** SHORT TASK **
Output the full listing below exactly, without the pictures.

►

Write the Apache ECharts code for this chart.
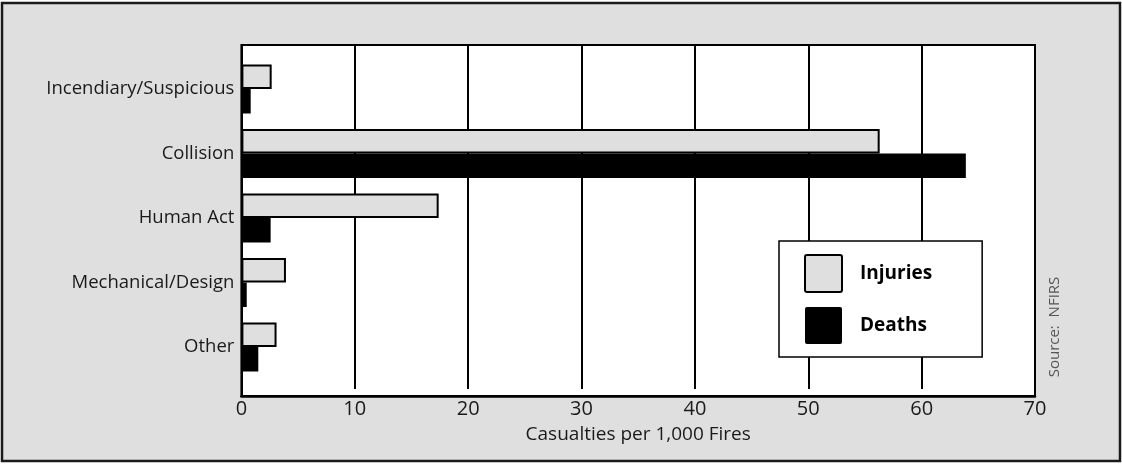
<!DOCTYPE html>
<html>
<head>
<meta charset="utf-8">
<script src="https://cdn.jsdelivr.net/npm/echarts@6/dist/echarts.min.js"></script>
<style>
html,body{margin:0;padding:0;background:#fff;}
#chart{width:1122px;height:464px;}
</style>
</head>
<body>
<div id="chart"></div>
<script>
var categories = ['Incendiary/Suspicious', 'Collision', 'Human Act', 'Mechanical/Design', 'Other'];
var injuries = [2.67, 56.3, 17.4, 3.93, 3.1];
var deaths = [0.82, 63.9, 2.58, 0.47, 1.49];
var xTicks = [0, 10, 20, 30, 40, 50, 60, 70];
var xTitle = 'Casualties per 1,000 Fires';
var sourceText = 'Source:  NFIRS';

var FONT = '"Open Sans", sans-serif';
var chart = echarts.init(document.getElementById('chart'));
var L = 241.4, R = 87;
var option = {
  backgroundColor: '#fff',
  animation: false,
  graphic: [
    { type: 'rect', z: -100, silent: true,
      shape: { x: 2, y: 3, width: 1118, height: 458 },
      style: { fill: '#dfdfdf', stroke: '#1a1a1a', lineWidth: 2.5 } },
    { type: 'text', x: 1055, y: 327, rotation: Math.PI / 2,
      style: { text: sourceText, font: '15px ' + FONT, fill: '#555', align: 'center', verticalAlign: 'middle' } }
  ],
  grid: [
    { left: L, right: R, top: 45, bottom: 68, show: true, backgroundColor: '#fff', borderColor: '#000', borderWidth: 2 },
    { left: L, right: R, top: 45, bottom: 75 },
    { left: L, right: R, top: 56.75, bottom: 84.75 }
  ],
  xAxis: [
    { gridIndex: 0, type: 'value', min: 0, max: 70, interval: 10,
      axisLine: { show: true, lineStyle: { color: '#000', width: 2.5 } },
      axisTick: { show: false }, splitLine: { show: false },
      axisLabel: { margin: 3, color: '#1a1a1a', fontSize: 20, fontFamily: FONT,
        formatter: function (v) { return xTicks.indexOf(v) >= 0 ? String(v) : ''; } },
      name: xTitle, nameLocation: 'middle', nameGap: 29,
      nameTextStyle: { color: '#1a1a1a', fontSize: 19, fontFamily: FONT } },
    { gridIndex: 1, type: 'value', min: 0, max: 70, interval: 10,
      axisLine: { show: false }, axisTick: { show: false }, axisLabel: { show: false },
      splitLine: { show: true, lineStyle: { color: '#000', width: 2 } } },
    { gridIndex: 2, type: 'value', min: 0, max: 70, show: false }
  ],
  yAxis: [
    { gridIndex: 0, type: 'category', data: categories, offset: 3,
      axisLine: { show: true, lineStyle: { color: '#000', width: 2 } },
      axisTick: { show: false }, axisLabel: { show: false }, splitLine: { show: false } },
    { gridIndex: 1, type: 'value', show: false },
    { gridIndex: 2, type: 'category', data: categories, inverse: true,
      axisLine: { show: true, lineStyle: { color: '#000', width: 2 } },
      axisTick: { show: false },
      axisLabel: { margin: 7, color: '#1a1a1a', fontSize: 18.5, fontFamily: FONT } }
  ],
  legend: {
    orient: 'vertical', left: 779, top: 241,
    padding: [13, 50, 13, 25], itemWidth: 37, itemHeight: 37, itemGap: 14,
    icon: 'path://M2,0 L35,0 Q37,0 37,2 L37,35 Q37,37 35,37 L2,37 Q0,37 0,35 L0,2 Q0,0 2,0 Z',
    backgroundColor: '#fff', borderColor: '#000', borderWidth: 1.5,
    textStyle: { fontFamily: FONT, fontWeight: 'bold', fontSize: 19, color: '#000', padding: [0, 0, 0, 13] },
    data: [
      { name: 'Injuries', textStyle: { padding: [9, 0, 0, 13] } },
      { name: 'Deaths' }
    ]
  },
  series: [
    { name: 'Injuries', type: 'bar', xAxisIndex: 2, yAxisIndex: 2, data: injuries,
      barWidth: 24.5, barGap: '0%',
      itemStyle: { color: '#dfdfdf', borderColor: '#000', borderWidth: 2 } },
    { name: 'Deaths', type: 'bar', xAxisIndex: 2, yAxisIndex: 2, data: deaths,
      barWidth: 24.5, barGap: '0%',
      itemStyle: { color: '#000', borderColor: '#000', borderWidth: 0 } }
  ]
};
chart.setOption(option);
</script>
</body>
</html>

◄

** RESULT OF THE TASK **
Write the Apache ECharts code for this chart.
<!DOCTYPE html>
<html>
<head>
<meta charset="utf-8">
<script src="https://cdn.jsdelivr.net/npm/echarts@6/dist/echarts.min.js"></script>
<style>
html,body{margin:0;padding:0;background:#fff;}
#chart{width:1122px;height:464px;}
</style>
</head>
<body>
<div id="chart"></div>
<script>
var categories = ['Incendiary/Suspicious', 'Collision', 'Human Act', 'Mechanical/Design', 'Other'];
var injuries = [2.67, 56.3, 17.4, 3.93, 3.1];
var deaths = [0.82, 63.9, 2.58, 0.47, 1.49];
var xTicks = [0, 10, 20, 30, 40, 50, 60, 70];
var xTitle = 'Casualties per 1,000 Fires';
var sourceText = 'Source:  NFIRS';

var FONT = '"Open Sans", sans-serif';
var chart = echarts.init(document.getElementById('chart'));
var L = 241.4, R = 87;
var option = {
  backgroundColor: '#fff',
  animation: false,
  graphic: [
    { type: 'rect', z: -100, silent: true,
      shape: { x: 2, y: 3, width: 1118, height: 458 },
      style: { fill: '#dfdfdf', stroke: '#1a1a1a', lineWidth: 2.5 } },
    { type: 'text', x: 1055, y: 327, rotation: Math.PI / 2,
      style: { text: sourceText, font: '15px ' + FONT, fill: '#555', align: 'center', verticalAlign: 'middle' } }
  ],
  grid: [
    { left: L, right: R, top: 45, bottom: 68, show: true, backgroundColor: '#fff', borderColor: '#000', borderWidth: 2 },
    { left: L, right: R, top: 45, bottom: 75 },
    { left: L, right: R, top: 56.75, bottom: 84.75 }
  ],
  xAxis: [
    { gridIndex: 0, type: 'value', min: 0, max: 70, interval: 10,
      axisLine: { show: true, lineStyle: { color: '#000', width: 2.5 } },
      axisTick: { show: false }, splitLine: { show: false },
      axisLabel: { margin: 3, color: '#1a1a1a', fontSize: 20, fontFamily: FONT,
        formatter: function (v) { return xTicks.indexOf(v) >= 0 ? String(v) : ''; } },
      name: xTitle, nameLocation: 'middle', nameGap: 29,
      nameTextStyle: { color: '#1a1a1a', fontSize: 19, fontFamily: FONT } },
    { gridIndex: 1, type: 'value', min: 0, max: 70, interval: 10,
      axisLine: { show: false }, axisTick: { show: false }, axisLabel: { show: false },
      splitLine: { show: true, lineStyle: { color: '#000', width: 2 } } },
    { gridIndex: 2, type: 'value', min: 0, max: 70, show: false }
  ],
  yAxis: [
    { gridIndex: 0, type: 'category', data: categories, offset: 3,
      axisLine: { show: true, lineStyle: { color: '#000', width: 2 } },
      axisTick: { show: false }, axisLabel: { show: false }, splitLine: { show: false } },
    { gridIndex: 1, type: 'value', show: false },
    { gridIndex: 2, type: 'category', data: categories, inverse: true,
      axisLine: { show: true, lineStyle: { color: '#000', width: 2 } },
      axisTick: { show: false },
      axisLabel: { margin: 7, color: '#1a1a1a', fontSize: 18.5, fontFamily: FONT } }
  ],
  legend: {
    orient: 'vertical', left: 779, top: 241,
    padding: [13, 50, 13, 25], itemWidth: 37, itemHeight: 37, itemGap: 14,
    icon: 'path://M2,0 L35,0 Q37,0 37,2 L37,35 Q37,37 35,37 L2,37 Q0,37 0,35 L0,2 Q0,0 2,0 Z',
    backgroundColor: '#fff', borderColor: '#000', borderWidth: 1.5,
    textStyle: { fontFamily: FONT, fontWeight: 'bold', fontSize: 19, color: '#000', padding: [0, 0, 0, 13] },
    data: [
      { name: 'Injuries', textStyle: { padding: [9, 0, 0, 13] } },
      { name: 'Deaths' }
    ]
  },
  series: [
    { name: 'Injuries', type: 'bar', xAxisIndex: 2, yAxisIndex: 2, data: injuries,
      barWidth: 24.5, barGap: '0%',
      itemStyle: { color: '#dfdfdf', borderColor: '#000', borderWidth: 2 } },
    { name: 'Deaths', type: 'bar', xAxisIndex: 2, yAxisIndex: 2, data: deaths,
      barWidth: 24.5, barGap: '0%',
      itemStyle: { color: '#000', borderColor: '#000', borderWidth: 0 } }
  ]
};
chart.setOption(option);
</script>
</body>
</html>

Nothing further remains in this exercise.